In libreria la sua ultima opera, "Sexe et mensonges. La vie sexuelle au Maroc", raccolta di testimonianze sconvolgenti

Su Le360.ma, sito marocchino di opinioni liberali, la Slimani ha preso regolarmente in mano la sua plume per esprimere la sua posizione a favore dell’interdizione del burqa, “uno strumento d’oppressione, un’atroce negazione della donna, un insulto a metà dell’umanità”. Una battaglia che aveva iniziato a combattere già sulle pagine del settimanale Express, dove ha esordito sotto la protezione dell’allora direttore, Christophe Barbier, prima di passare alla rivista Jeune Afrique. Dopo le classi preparatorie letterarie al Lycée Fenelon di Parigi, e il diploma a Sciences Po, fa anche un provino cinematografico. Ma si rende conto rapidamente che la settima arte non è fatta per lei, e che il suo mondo è la letteratura.

 

“La prima volta che mi sono sentita libera?
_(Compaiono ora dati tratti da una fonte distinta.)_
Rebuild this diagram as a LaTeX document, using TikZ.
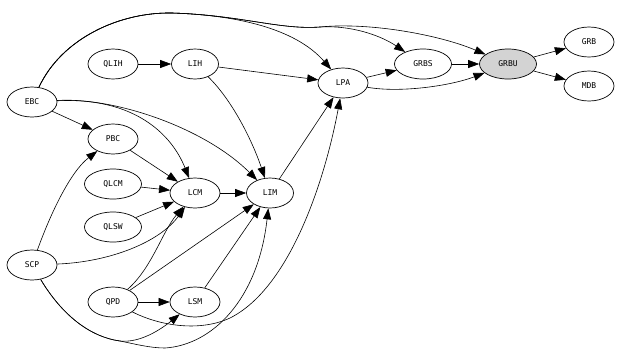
\documentclass[tikz,border=0pt]{standalone}
\usepackage{fontspec}
\setmonofont{DejaVu Sans Mono}
\usepackage{xcolor}
\usetikzlibrary{shapes.geometric, arrows.meta}
\definecolor{grbugray}{RGB}{211,211,211}

\begin{document}
\begin{tikzpicture}[
    x=1pt, y=-1pt,
    every node/.style={ellipse, draw, line width=0.7pt, minimum width=50pt, minimum height=30pt, inner sep=0pt, font=\ttfamily\fontsize{8}{8}\selectfont},
    wide/.style={minimum width=57pt},
    narrow/.style={minimum width=47pt},
    target/.style={fill=grbugray},
    link/.style={line width=0.6pt, -{Triangle[length=11pt, width=8pt]}}
]
\useasboundingbox (0,0) rectangle (621,357);

% left column
\node (EBC) at (32,102) {EBC};
\node (SCP) at (32,265) {SCP};

% second column
\node (QLIH) at (113,64) {QLIH};
\node (PBC) at (113,139) {PBC};
\node[wide] (QLCM) at (113,184) {QLCM};
\node[wide] (QLSW) at (113,227) {QLSW};
\node (QPD) at (113,302) {QPD};

% middle
\node[narrow] (LIH) at (195,64) {LIH};
\node (LCM) at (195,193) {LCM};
\node (LSM) at (195,302) {LSM};
\node[narrow] (LIM) at (270,193) {LIM};
\node (LPA) at (343,83) {LPA};

% right side
\node[wide] (GRBS) at (423,64) {GRBS};
\node[wide, target] (GRBU) at (508,64) {GRBU};
\node (GRB) at (589,42) {GRB};
\node (MDB) at (589,86) {MDB};

% upper chain
\draw[link] (QLIH) -- (LIH);
\draw[link] (LIH) -- (LPA);
\draw[link] (LIH) .. controls (232,100) and (252,140) .. (LIM);

% from EBC
\draw[link] (EBC) -- (PBC);
\draw[link] (EBC) .. controls (135,97) and (172,135) .. (LCM);
\draw[link] (EBC) .. controls (115,97) and (205,128) .. (LIM);
\draw[link] (EBC) .. controls (62,38) and (120,12) .. (172,13) .. controls (235,15) and (295,28) .. (LPA);
\draw[link] (EBC) .. controls (62,38) and (120,12) .. (172,13) .. controls (240,15) and (280,30) .. (320,27) .. controls (350,25) and (380,35) .. (GRBS);
\draw[link] (EBC) .. controls (62,38) and (120,12) .. (172,13) .. controls (240,15) and (280,30) .. (320,27) .. controls (370,22) and (440,35) .. (GRBU);

% into LCM
\draw[link] (PBC) -- (LCM);
\draw[link] (QLCM) -- (LCM);
\draw[link] (QLSW) -- (LCM);

% from SCP
\draw[link] (SCP) .. controls (50,215) and (70,172) .. (PBC);
\draw[link] (SCP) .. controls (110,262) and (160,242) .. (LCM);
\draw[link] (SCP) .. controls (62,315) and (90,337) .. (120,341) .. controls (140,343) and (160,330) .. (LSM);
\draw[link] (SCP) .. controls (62,315) and (90,337) .. (120,341) .. controls (135,344) and (150,348) .. (165,348) .. controls (212,345) and (258,300) .. (LIM);

% from QPD
\draw[link] (QPD) -- (LSM);
\draw[link] (QPD) -- (LIM);
\draw[link] (QPD) .. controls (152,268) and (162,232) .. (LCM);
\draw[link] (QPD) .. controls (160,326) and (200,332) .. (230,318) .. controls (290,288) and (325,180) .. (LPA);

% into LIM and LPA
\draw[link] (LSM) -- (LIM);
\draw[link] (LCM) -- (LIM);
\draw[link] (LIM) -- (LPA);

% towards GRBU
\draw[link] (LPA) -- (GRBS);
\draw[link] (LPA) .. controls (400,93) and (450,86) .. (GRBU);
\draw[link] (GRBS) -- (GRBU);
\draw[link] (GRBU) -- (GRB);
\draw[link] (GRBU) -- (MDB);

\end{tikzpicture}
\end{document}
Il giorno in cui ho imparato a leggere”, dice. Cresciuta in una famiglia agiata della capitale marocchina, con una madre dottoressa e un padre banchiere, Leïla, che in arabo significa “notte”, ha imparato fin da piccola che il suo corpo le apparteneva, mentre oltre le mura di casa la società proibiva questa visione. E nella “bolla protetta”, così la definisce, della sua vita borghese, dove si parlava francese e i suoi genitori le hanno insegnato “l’amore per la letteratura e per la libertà”, ha potuto leggere tutti i libri che voleva. “Una fortuna inaudita per una ragazza marocchina”, sottolinea, mentre la maggior parte delle sue coetanee erano obbligate a leggere clandestinamente, o, come una delle adolescenti intervistate nel suo ultimo libro, a educarsi sessualmente attraverso dei libri presi in prestito in biblioteca sotto l’occhio vigile del padre. Militante della causa femminista e contro il fanatismo religioso fin da quando frequentava il liceo francese di Rabat, Leïla Slimani è convinta che la lettura, dunque l’accesso al sapere, sia il principale segreto dell’emancipazione delle donne. E da rappresentante della francofonia del presidente Macron avrà sicuramente la forza politica e diplomatica per condividerlo con il maggior numero di persone possibile.